Hallo liebes Forum,
ich habe mich jetzt doch dazu entschieden mal etwas persönlicher zu werden. Ermutigt dazu wurde ich durch die zahlreichen Beiträge all jener, die so bereitwillig und offen über ihre Sucht schreiben. Ich finde das wirklich sehr mutig und ihr alle verdient meine größte Anerkennung.
Es gibt Erinnerungen in meinem zugegeben noch recht jungen Leben, die ich so leicht nicht los werden kann. Meine Mutter ist alkoholabhängig, obwohl ich nicht mal genau weiß, ob das das richtige Wort dafür ist. Ich habe mich ehrlich gesagt nie getraut diesen "Zustand" klar zu definieren. Klar ist jedenfalls, dass Alkohol bei uns immer eine große Rolle gespielt hat. Es wurde eher Wein gekauft vom letzten Geld als Brot, die Stimmung meiner Mutter war immer erst ausgelassen fröhlich, kurz danach war sie wütend und aggressiv und letztendlich sentimental und depressiv. Ein ständiges auf und ab der Gefühle und jeden Tag ein neues Drama, so ungefähr verlief die meiste Zeit meiner Jugend. Manchmal ist meine Mutter tagelang von zu Hause verschwunden, hat uns drei Kinder alleine gelassen und sich permanent wechselnden Männerbekanntschaften hingegeben.
Wir haben selbstverständlich alles dafür getan, das Verhalten unserer Mutter geheim zu halten. Aus Selbstschutz und natürlich auch aus Scham. Ich war zu diesem Zeitpunkt nicht besonders gut in der Schule, habe oft geschwänzt um bei meinem kleinen Bruder zu sein, weil meine Mutter aus ihrem Vollrausch nicht aufwachen wollte. Ich hatte so gut wie keine Freunde, konnte niemanden zu mir nach Hause einladen und war ziemlich schnell ziemlich einsam. Zu meinem eigenen Ärger habe ich meine Mutter aber wahnsinnig geliebt und wollte ihr helfen. So gut ich eben konnte mit 12 Jahren. Ich habe mich um den Haushalt und die Wäsche gekümmert, habe meinen kleinen Bruder versorgt und eingekauft und natürlich alles dafür getan, dass meine Mutter ihren Job nicht verliert. Ich habe sie am Telefon entschuldigt, wenn die Kollegen anrief und gesagt, sie sei sehr krank und könne nicht arbeiten kommen. Später bin ich dann einfach zu ihren Putzjobs hingegangen und hab ihre Arbeit erledigt anstatt zur Schule zu gehen.

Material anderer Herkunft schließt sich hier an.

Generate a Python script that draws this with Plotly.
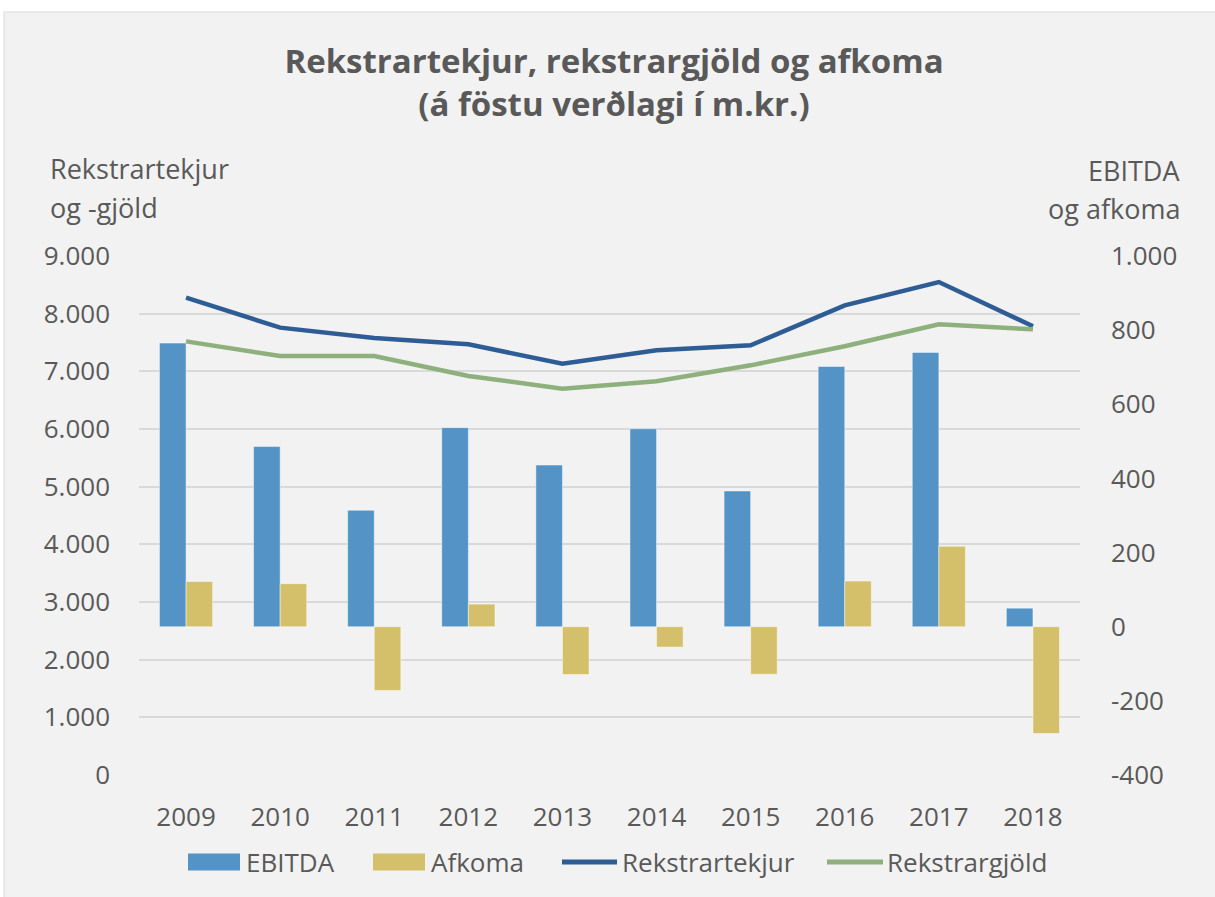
import plotly.graph_objects as go

years = ["2009", "2010", "2011", "2012", "2013", "2014", "2015", "2016", "2017", "2018"]
ebitda = [765, 486, 314, 537, 436, 534, 366, 702, 740, 50]
afkoma = [122, 116, -172, 61, -129, -55, -128, 123, 217, -288]
rekstrartekjur = [8278, 7758, 7578, 7468, 7134, 7365, 7451, 8145, 8549, 7781]
rekstrargjold = [7520, 7266, 7266, 6919, 6700, 6827, 7104, 7434, 7815, 7729]

left_tickvals = [0, 1000, 2000, 3000, 4000, 5000, 6000, 7000, 8000, 9000]
left_ticktext = ["0", "1.000", "2.000", "3.000", "4.000", "5.000", "6.000", "7.000", "8.000", "9.000"]
right_tickvals = [-400, -200, 0, 200, 400, 600, 800, 1000]
right_ticktext = ["-400", "-200", "0", "200", "400", "600", "800", "1.000"]

series_names = ["EBITDA", "Afkoma", "Rekstrartekjur", "Rekstrargjöld"]
series_colors = ["#5393c5", "#d4c06a", "#2e5c94", "#8db07c"]

FONT = "Open Sans"
TXT = "#595959"
FS = 26

fig = go.Figure()
fig.add_trace(go.Bar(x=years, y=ebitda, name=series_names[0], yaxis="y",
                     marker=dict(color=series_colors[0], line=dict(color="rgba(255,255,255,0.45)", width=1))))
fig.add_trace(go.Bar(x=years, y=afkoma, name=series_names[1], yaxis="y",
                     marker=dict(color=series_colors[1], line=dict(color="rgba(255,255,255,0.45)", width=1))))
fig.add_trace(go.Scatter(x=years, y=rekstrartekjur, name=series_names[2], yaxis="y2",
                         mode="lines", line=dict(color=series_colors[2], width=4.5)))
fig.add_trace(go.Scatter(x=years, y=rekstrargjold, name=series_names[3], yaxis="y2",
                         mode="lines", line=dict(color=series_colors[3], width=4.5)))

W, H = 1215, 897
L, R, T, B = 139, 135, 256, 122
pw, ph = W - L - R, H - T - B


def px_x(px):
    return (px - L) / pw


def px_y(py):
    return (H - B - py) / ph


shapes = [dict(type="rect", xref="paper", yref="paper", layer="below",
               x0=px_x(4), x1=px_x(W + 5), y0=px_y(12), y1=px_y(H + 5),
               fillcolor="#f2f2f2", line=dict(color="#d9d9d9", width=1))]

# custom legend (swatches drawn as shapes, labels as text)
leg_y = 862
leg_items = [
    ("rect", 188, 240, 246),
    ("rect", 373, 425, 431),
    ("line", 562, 617, 622),
    ("line", 827, 883, 887),
]
annotations = []
for (kind, x0, x1, tx), name, col in zip(leg_items, series_names, series_colors):
    if kind == "rect":
        shapes.append(dict(type="rect", xref="paper", yref="paper",
                           x0=px_x(x0), x1=px_x(x1), y0=px_y(leg_y - 8.5), y1=px_y(leg_y + 8.5),
                           fillcolor=col, line=dict(width=0)))
    else:
        shapes.append(dict(type="line", xref="paper", yref="paper",
                           x0=px_x(x0), x1=px_x(x1), y0=px_y(leg_y), y1=px_y(leg_y),
                           line=dict(color=col, width=5)))
    annotations.append(dict(text=name, xref="paper", yref="paper", x=px_x(tx - 2), y=px_y(leg_y),
                            xanchor="left", yanchor="middle", showarrow=False,
                            font=dict(size=FS, color=TXT)))

annotations += [
    dict(text="Rekstrartekjur", xref="paper", yref="paper", x=px_x(48), y=px_y(168),
         xanchor="left", yanchor="middle", showarrow=False, font=dict(size=27, color=TXT)),
    dict(text="og -gjöld", xref="paper", yref="paper", x=px_x(48), y=px_y(207),
         xanchor="left", yanchor="middle", showarrow=False, font=dict(size=27, color=TXT)),
    dict(text="EBITDA", xref="paper", yref="paper", x=px_x(1182), y=px_y(170),
         xanchor="right", yanchor="middle", showarrow=False, font=dict(size=27, color=TXT)),
    dict(text="og afkoma", xref="paper", yref="paper", x=px_x(1182), y=px_y(208),
         xanchor="right", yanchor="middle", showarrow=False, font=dict(size=27, color=TXT)),
]

fig.update_layout(
    width=W, height=H,
    margin=dict(l=L, r=R, t=T, b=B, pad=0),
    paper_bgcolor="white",
    plot_bgcolor="#f2f2f2",
    font=dict(family=FONT, color=TXT, size=FS),
    barmode="group",
    bargap=0.435,
    bargroupgap=0,
    showlegend=False,
    title=dict(text="<b>Rekstrartekjur, rekstrargjöld og afkoma<br>(á föstu verðlagi í m.kr.)</b>",
               x=614 / W, xanchor="center", xref="container",
               y=1 - 73 / H, yanchor="top", yref="container",
               font=dict(family=FONT, size=33, color=TXT)),
    xaxis=dict(type="category", showgrid=False, showline=False, zeroline=False,
               ticks="", ticklabelstandoff=24, tickfont=dict(size=FS, color=TXT)),
    yaxis=dict(side="right", range=[-400, 1000], tickvals=right_tickvals, ticktext=right_ticktext,
               showgrid=False, zeroline=False, showline=False, ticks="",
               ticklabelstandoff=30, tickfont=dict(size=FS, color=TXT)),
    yaxis2=dict(side="left", overlaying="y", range=[0, 9000], tickvals=left_tickvals,
                ticktext=left_ticktext, showgrid=True, gridcolor="#d9d9d9", gridwidth=1.5,
                zeroline=False, showline=False, ticks="",
                ticklabelstandoff=28, tickfont=dict(size=FS, color=TXT)),
    shapes=shapes,
    annotations=annotations,
)

fig.write_html("out.html", config={"displayModeBar": False},
               post_script="document.body.style.margin='0px';")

Ich war schrecklich verzweifelt und wahnsinnig froh, als ich mit 17 endlich ausziehen durfte. Ich dachte all meine Probleme würden sich in Luft auflösen. Aber meine Mutter hat mich leider dennoch regelmäßig im Rausch angerufen, mich beschimpft und mich beschuldigt ich hätte ihr Leben zerstört. Ich habe mir trotzdem weiter Sorgen um meinen kleinen Bruder gemacht, der immernoch bei ihr lebt. Und irgendwie sind die Jahre vergangen... heute habe ich ein relativ entspanntes Verhältnis zu meiner Mutter. Sie kommt mich oft besuchen, wir telefonieren öfter, sie ist eine tolle Oma für meinen Sohn. Ich weiß nicht, ob sie noch trinkt. Wir schweigen über dieses Thema. Ich habe sie immernoch sehr gern und meine Wut über all die Sachen ist verflogen. Aber dennoch werde ich oft von diesen Erinnerungen geplagt und ich ertappe mich dabei, dass ich gegenüber Menschen die trinken vorschnell urteile. Ich rede dabei über einen völlig "normalen" Konsum von Alkohol. Ein paar Bier auf einer Geburtstagsfeier, ein Glas Wein zu einem guten Essen... das alles fällt mir schwer zu akzeptieren. Im Grunde weiß ich, dass nicht jeder der trinkt so ist wie meine Mutter. Und sicher weiß ich, es ist eine Krankheit. Aber mein Herz begreift es noch nicht. Und so muss ich mich immer wieder zur Ordnung rufen.
Ich habe so viele Fragen, die ich meiner Mutter nicht stellen kann. Aus Angst unsere Beziehung endgültig zu zerstören.
Ich danke euch für eure Aufmerksamkeit.